Música da boa
Protesto contra a intolerância nas relações sociais
Publicado
emJulio Maria
A palavra protesto talvez nem seja a melhor. O que algumas músicas fizeram no decorrer da História foi muito mais do que contestar sociedades ou gritar por direitos. Os Racionais MC’s criaram com sua narrativa explosiva, no início dos anos 90, uma espécie de “efeito espelho” para adolescentes e jovens nos quais a sociedade não colocava nenhuma ficha.
De repente, ser rapper se tornava um caminho viável, uma alternativa no deserto de uma terra sem grandes possibilidades. Muitos grupos surgiram assim. Antes, bem antes, Jorge Benjor implodia qualquer teoria que defendia a necessidade do academicismo trazendo um violão e uma poesia fora dos padrões aceitáveis na época. Sua forma de protesto foi, talvez, algo que dizia sem nem imaginar que estava dizendo.
Afirmações assim se deram o tempo todo. Nei Lopes e sua oratória estudada, Marvin Gaye e a sensualidade desafiadora, Gonzaguinha e a indignação política, Bob Marley e a implosão dos colonizadores, Nina Simone e o radicalismo da resistência. Suas canções, empunhando bandeiras ou não, são usadas neste final de semana em suas noites de shows, no Sesc Pompeia, em um projeto desenhado pela cantora Luciana Oliveira.
O evento tem o nome de Canções da Liberdade – Músicas e Poemas de Protesto, um sobrevoo sem didatismo por um repertório que mexeu com mentes e comportamentos de suas eras. Os escolhidos por Luciana, que trocou figuras com Eduardo Brechó, do grupo Aláfia, têm todos ligações contemporâneas com formas de tirar o pensamento da poltrona. As noites terão, além de Luciana e Brechó, as cantoras Liniker, Jesuton e Maíra Freitas. Luciana está prestes a lançar também seu álbum Deusa do Rio Níger, com uma temática que aborda a condição feminina nos dias de hoje.

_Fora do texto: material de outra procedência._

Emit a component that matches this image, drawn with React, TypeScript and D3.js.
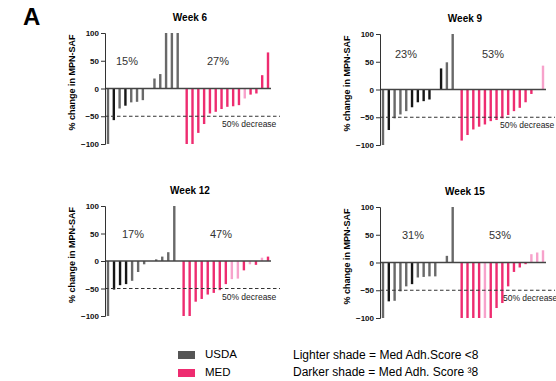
import * as d3 from "d3";
import React, { useRef, useEffect } from "react";

// bar values (% change in MPN-SAF), one entry per participant, sorted as in the figure
const weeks = ["Week 6", "Week 9", "Week 12", "Week 15"];

const usdaWeek6 = [-100, -57, -36, -31, -25, -24, -21, 0, 18, 26, 100, 100, 100];
const usdaShadeWeek6 = ["l", "d", "l", "d", "l", "l", "l", "l", "l", "l", "l", "l", "l"];
const medWeek6 = [-100, -100, -80, -64, -45, -42, -37, -33, -32, -30, -18, -11, -9, 24, 65];
const medShadeWeek6 = ["d", "d", "d", "d", "d", "d", "d", "d", "d", "d", "l", "d", "d", "d", "d"];

const usdaWeek9 = [-100, -73, -52, -45, -39, -32, -23, -21, -18, 0, 38, 49, 100];
const usdaShadeWeek9 = ["l", "d", "l", "l", "l", "d", "d", "d", "d", "l", "d", "l", "l"];
const medWeek9 = [-92, -82, -72, -67, -63, -57, -55, -52, -46, -39, -33, -23, -8, 0, 43];
const medShadeWeek9 = ["d", "d", "d", "d", "d", "d", "d", "d", "d", "d", "d", "d", "d", "d", "l"];

const usdaWeek12 = [-100, -52, -44, -42, -36, -20, -6, 0, 3, 8, 16, 100];
const usdaShadeWeek12 = ["l", "d", "d", "d", "l", "l", "l", "l", "l", "l", "l", "l"];
const medWeek12 = [-100, -100, -74, -69, -61, -58, -53, -42, -33, -32, -17, -6, -7, 6, 8];
const medShadeWeek12 = ["d", "d", "d", "d", "d", "d", "d", "d", "l", "l", "d", "l", "d", "l", "d"];

const usdaWeek15 = [-100, -70, -69, -52, -43, -39, -27, -26, -25, -25, 0, 12, 100];
const usdaShadeWeek15 = ["l", "d", "l", "l", "l", "d", "l", "l", "l", "l", "l", "l", "l"];
const medWeek15 = [-100, -100, -100, -100, -100, -100, -82, -73, -43, -17, -9, -3, 15, 18, 22];
const medShadeWeek15 = ["d", "d", "d", "d", "l", "d", "d", "d", "d", "d", "d", "d", "l", "l", "l"];

const usdaPct = ["15%", "23%", "17%", "31%"];
const medPct = ["27%", "53%", "47%", "53%"];
const yTicks = [100, 50, 0, -50, -100];

const usdaSeries = [usdaWeek6, usdaWeek9, usdaWeek12, usdaWeek15];
const usdaShades = [usdaShadeWeek6, usdaShadeWeek9, usdaShadeWeek12, usdaShadeWeek15];
const medSeries = [medWeek6, medWeek9, medWeek12, medWeek15];
const medShades = [medShadeWeek6, medShadeWeek9, medShadeWeek12, medShadeWeek15];

const colors = {
  usda: { l: "#696969", d: "#161616" },
  med: { d: "#ee2c70", l: "#f7a2cb" },
};

// where each small chart sits on the page
const panels = [
  { ax: 105, top: 33, bottom: 144, pctY: 4.5, uX: 22, mX: 113, decX: 117 },
  { ax: 380, top: 34, bottom: 145, pctY: -3.5, uX: 26, mX: 113, decX: 120 },
  { ax: 105, top: 206, bottom: 316, pctY: 4.5, uX: 28, mX: 116, decX: 117 },
  { ax: 380, top: 207, bottom: 318, pctY: 4.5, uX: 33, mX: 120, decX: 123 },
];

const font = "'Liberation Sans', Arial, Helvetica, sans-serif";

const App = () => {
  const ref = useRef(null);

  useEffect(() => {
    const svg = d3.select(ref.current);
    svg.selectAll("*").remove();

    svg
      .append("text")
      .attr("x", 23)
      .attr("y", 25)
      .attr("font-size", 24)
      .attr("font-weight", "bold")
      .text("A");

    panels.forEach((p, k) => {
      const g = svg.append("g");
      const usda = usdaSeries[k];
      const med = medSeries[k];
      const nU = usda.length;
      const gap = 0.55;

      const items = [
        ...usda.map((v, i) => ({ v, pos: i, c: colors.usda[usdaShades[k][i]] })),
        ...med.map((v, i) => ({ v, pos: nU + gap + i, c: colors.med[medShades[k][i]] })),
      ];

      const x = d3
        .scaleLinear()
        .domain([0, nU + gap + med.length - 1])
        .range([p.ax + 3, p.ax + 163]);
      const y = d3.scaleLinear().domain([-100, 100]).range([p.bottom, p.top]);
      const bw = 2.4;

      g.selectAll("rect")
        .data(items)
        .join("rect")
        .attr("x", (d) => x(d.pos) - bw / 2)
        .attr("y", (d) => y(Math.max(d.v, 0)))
        .attr("width", bw)
        .attr("height", (d) => Math.abs(y(d.v) - y(0)))
        .attr("fill", (d) => d.c);

      // baseline and 50% decrease reference
      g.append("line")
        .attr("x1", p.ax)
        .attr("x2", p.ax + 166)
        .attr("y1", y(0))
        .attr("y2", y(0))
        .attr("stroke", "#444")
        .attr("stroke-width", 1.3);

      g.append("line")
        .attr("x1", p.ax)
        .attr("x2", p.ax + 175)
        .attr("y1", y(-50))
        .attr("y2", y(-50))
        .attr("stroke", "#333")
        .attr("stroke-width", 1)
        .attr("stroke-dasharray", "3.5,2.5");

      const axis = g
        .append("g")
        .attr("transform", `translate(${p.ax},0)`)
        .call(d3.axisLeft(y).tickValues(yTicks).tickSize(4).tickSizeOuter(4));
      axis.select(".domain").attr("stroke", "#333");
      axis.selectAll("line").attr("stroke", "#333");
      axis
        .selectAll("text")
        .attr("font-family", font)
        .attr("font-size", 8)
        .attr("font-weight", "bold")
        .attr("fill", "#111")
        .attr("x", -6);

      g.append("text")
        .attr("transform", `translate(${p.ax - 30},${y(0) - 6}) rotate(-90)`)
        .attr("text-anchor", "middle")
        .attr("font-family", font)
        .attr("font-size", 9)
        .attr("font-weight", "bold")
        .text("% change in MPN-SAF");

      g.append("text")
        .attr("x", p.ax + 85)
        .attr("y", p.top - 12)
        .attr("text-anchor", "middle")
        .attr("font-family", font)
        .attr("font-size", 10)
        .attr("font-weight", "bold")
        .text(weeks[k]);

      g.append("text")
        .attr("x", p.ax + p.uX)
        .attr("y", y(50) + p.pctY)
        .attr("text-anchor", "middle")
        .attr("font-family", font)
        .attr("font-size", 11)
        .attr("fill", "#333")
        .text(usdaPct[k]);

      g.append("text")
        .attr("x", p.ax + p.mX)
        .attr("y", y(50) + p.pctY)
        .attr("text-anchor", "middle")
        .attr("font-family", font)
        .attr("font-size", 11)
        .attr("fill", "#333")
        .text(medPct[k]);

      g.append("text")
        .attr("x", p.ax + p.decX)
        .attr("y", y(-50) + 11)
        .attr("font-family", font)
        .attr("font-size", 8.5)
        .attr("fill", "#222")
        .text("50% decrease");
    });

    // legend
    const leg = svg.append("g").attr("font-family", font).attr("font-size", 11.5);
    leg.append("rect").attr("x", 178).attr("y", 351).attr("width", 17).attr("height", 8).attr("fill", "#555");
    leg.append("rect").attr("x", 178).attr("y", 369).attr("width", 17).attr("height", 8).attr("fill", colors.med.d);
    leg.append("text").attr("x", 205).attr("y", 358).text("USDA");
    leg.append("text").attr("x", 205).attr("y", 376).text("MED");
    leg.append("text").attr("x", 293).attr("y", 359).attr("font-size", 12).text("Lighter shade = Med Adh.Score <8");
    leg.append("text").attr("x", 293).attr("y", 376).attr("font-size", 12).text("Darker shade = Med Adh. Score ³8");
  }, []);

  return (
    <svg
      ref={ref}
      width={556}
      height={381}
      style={{ position: "absolute", left: 0, top: 0, background: "#fff", fontFamily: font }}
    ></svg>
  );
};

export default App;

Ela conta que a construção das noites, apesar de sair de suas inspirações, se deu de forma coletiva. “O repertório e o projeto foram construídos com reuniões para alinhar os anseios e as expectativas de cada um”, conta.
“Os convidados – com trabalhos marcantes e expressivos relacionados às questões sociais – trouxeram pontos de vistas e sugestões de composições que estavam em harmonia com o espírito do Canções de Liberdade: músicas mais ativas, com propostas transformadoras e políticas, e que exaltassem a ancestralidade. A ideia é abarcar, também, diversos gêneros, como samba, reggae, pop e soul music”, diz no texto enviado à imprensa.
O repertório vai sendo, assim, revezado entre os cantores. De Syl Johnson, entra Is It Because I’m Black. E a noite segue com The Revolution Will Not Be Televised (Gill Scott Haron); Público (Taiguara); Voz Ativa (Racionais); We People Who Are Darker Than Blue (Curtis Mayfield); What’s Going On (Marvin Gaye); e Caxangá (Milton Nascimento e Fernando Brant).
Ao mesmo tempo que é condutora de todas as formas de amor, a música, em várias partes do mundo, dá sinais de que as coisas não vão bem. Maracatu do Meu Avô (Nei Lopes); Comportamento Geral (Gonzaguinha); Ain’t Got No – Mississippi Goddam (Nina Simone); War (Bob Marley).
A época também parece fazer pouca diferença. A história retrocede com Strange Fruit (Billie Holiday), avança com Zumbi (Jorge Benjor), anda mais um pouco com Haiti (Caetano Veloso), mais duas casas e cai em Formation (Beyoncé) e volta aos anos 1990 com Protesto (Olodum). A costura de Luciana é a indignação, mesmo quando a impressão é a de que todos estão em festa.